“La oscura celda no es estación término”. Así reza el verso que una persona amiga me ha enviado debajo de la foto del Papa sentado en la celda en la que murió Maximiliano Kolbe. Murió, sí. Como todos. Pero en este caso le mataron. ¿Y qué hace el Papa en el lugar del martirio del religioso franciscano, del hermano menor, del que entregó la vida para salvar a otro hermano desconocido? La rabia, e incluso el deseo de venganza serían comprensibles. El clamor por la justicia sería igualmente comprensible y más cristiano. El reclamo de la verdad sería otra salida digna. Pues bien, Francisco no tiene rabia, no pide venganza, ni justicia, ni verdad. No culpa a nadie. No pregunta por el silencio de Dios. Es él, el Papa, el que guarda silencio. Silencio significativo, silencio que invita a la reflexión, silencio que es un grito de horror.
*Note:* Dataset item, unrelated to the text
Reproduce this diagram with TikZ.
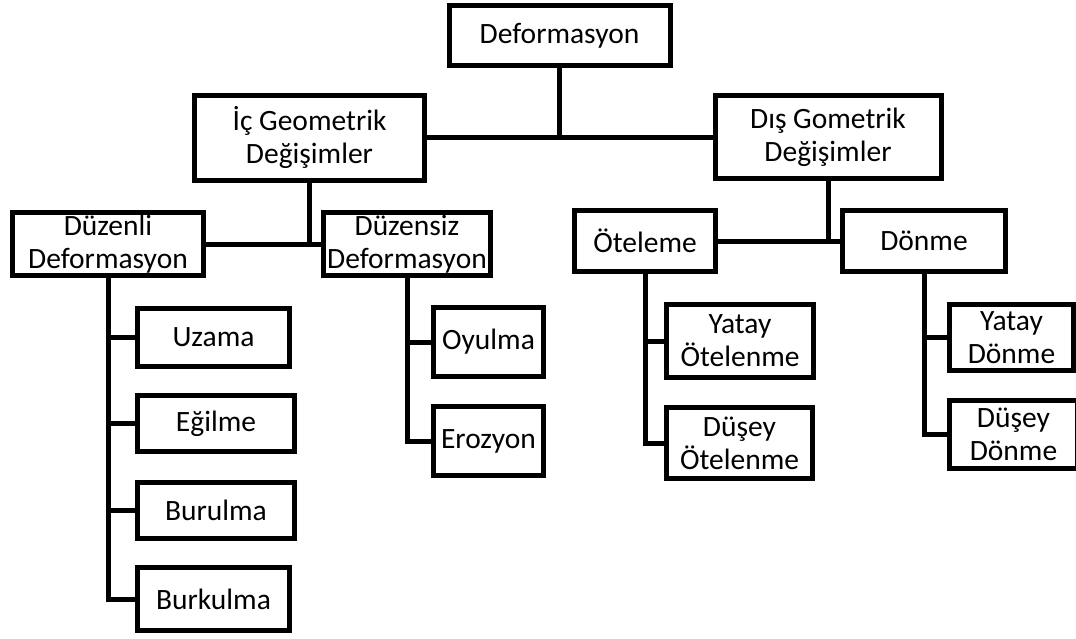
\documentclass[tikz,border=0pt]{standalone}
\usepackage{fontspec}
\setmainfont{Carlito}
\usetikzlibrary{positioning}
\tikzset{
box/.style={draw,line width=5pt,align=center,inner sep=0pt,
  font=\fontsize{29.5}{33}\selectfont},
link/.style={line width=5pt},
}
\begin{document}
\begin{tikzpicture}[x=1pt,y=-1pt]
  \useasboundingbox (0,0) rectangle (1076,639);
  % top
  \node[box,minimum width=221pt,minimum height=60pt] (def) at (559.5,35.5) {Deformasyon};
  \node[box,minimum width=230pt,minimum height=85pt] (ic) at (309.5,138) {İç Geometrik\\Değişimler};
  \node[box,minimum width=226pt,minimum height=83pt] (dis) at (828,137) {Dış Gometrik\\Değişimler};
  % second row
  \node[box,minimum width=191pt,minimum height=63pt] (duzenli) at (108,244) {Düzenli\\Deformasyon};
  \node[box,minimum width=167pt,minimum height=62pt] (duzensiz) at (407,244) {Düzensiz\\Deformasyon};
  \node[box,minimum width=141pt,minimum height=61pt] (oteleme) at (645,241) {Öteleme};
  \node[box,minimum width=163pt,minimum height=61pt] (donme) at (924,241) {Dönme};
  % leaves
  \node[box,minimum width=152pt,minimum height=58pt] (uzama) at (213.5,337.5) {Uzama};
  \node[box,minimum width=157pt,minimum height=56pt] (egilme) at (216,423.5) {Eğilme};
  \node[box,minimum width=157pt,minimum height=56pt] (burulma) at (216,510.5) {Burulma};
  \node[box,minimum width=152pt,minimum height=63pt] (burkulma) at (213.5,599) {Burkulma};
  \node[box,minimum width=110pt,minimum height=69pt] (oyulma) at (488.5,342) {Oyulma};
  \node[box,minimum width=110pt,minimum height=69pt] (erozyon) at (488.5,441) {Erozyon};
  \node[box,minimum width=147pt,minimum height=73pt] (yatayot) at (740,341) {Yatay\\Ötelenme};
  \node[box,minimum width=146pt,minimum height=71pt] (duseyot) at (739.5,443) {Düşey\\Ötelenme};
  \node[box,minimum width=124pt,minimum height=66pt] (yataydon) at (1011.5,337.5) {Yatay\\Dönme};
  \node[box,minimum width=128pt,minimum height=68pt] (duseydon) at (1013.5,434.5) {Düşey\\Dönme};
  % links
  \draw[link] (def.south) -- (def.south |- ic.east);
  \draw[link] (ic.east) -- (ic.east -| dis.west);
  \draw[link] (ic.south) -- (ic.south |- duzenli.east);
  \draw[link] (duzenli.east) -- (duzenli.east -| duzensiz.west);
  \draw[link] (dis.south) -- (dis.south |- oteleme.east);
  \draw[link] (oteleme.east) -- (donme.west);
  \draw[link] (duzenli.south) |- (burkulma.west);
  \draw[link] (duzenli.south |- uzama.west) -- (uzama.west);
  \draw[link] (duzenli.south |- egilme.west) -- (egilme.west);
  \draw[link] (duzenli.south |- burulma.west) -- (burulma.west);
  \draw[link] (duzensiz.south) |- (erozyon.west);
  \draw[link] (duzensiz.south |- oyulma.west) -- (oyulma.west);
  \draw[link] (oteleme.south) |- (duseyot.west);
  \draw[link] (oteleme.south |- yatayot.west) -- (yatayot.west);
  \draw[link] (donme.south) |- (duseydon.west);
  \draw[link] (donme.south |- yataydon.west) -- (yataydon.west);
\end{tikzpicture}
\end{document}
Cuando se decide a hablar solo pide perdón. Lo pide en primera persona. Porque todos necesitamos perdonar y ser perdonados. “Perdón, Señor, ante tanto horror”. Perdón, Señor, a ti que eres Misericordioso, rico en Misericordia. Rico, o sea, que te sobra por todas partes, que tienes tanta que desborda y parece que se pierde inútilmente. Pero en esta palabra de perdón está nuestra salvación. La salvación para unos y para otros, para víctimas y verdugos. Para que un día deje de haber víctimas y verdugos y aparezca una nueva humanidad, una nueva hombría, en la que todos vivamos reconciliados, unidos, enlazados, porque el amor llena nuestra vida.
La palabra del perdón el Papa la pronuncia en esta celda oscura, signo de los infiernos que los hombres somos capaces de crear. Y al pronunciarla desde ese oscuro lugar, el perdón se abre a la esperanza de la misericordia. Esta esperanza que está segura de que las celdas oscuras no son estación término. Solo son estación de paso. Porque hay vida. La Vida que en Jesucristo se manifestó. Vida más fuerte que todas las muertes. Vida que es luz. Por eso la segunda foto que ofrezco es la ofrenda de luz que el Papa hizo en Auschwitz-Birkenau, frente al monumento a todas las víctimas. Allí están los nombres que los hombres no deberíamos olvidar nunca. Los hombres, sí, porque Dios siempre recuerda nuestro nombre.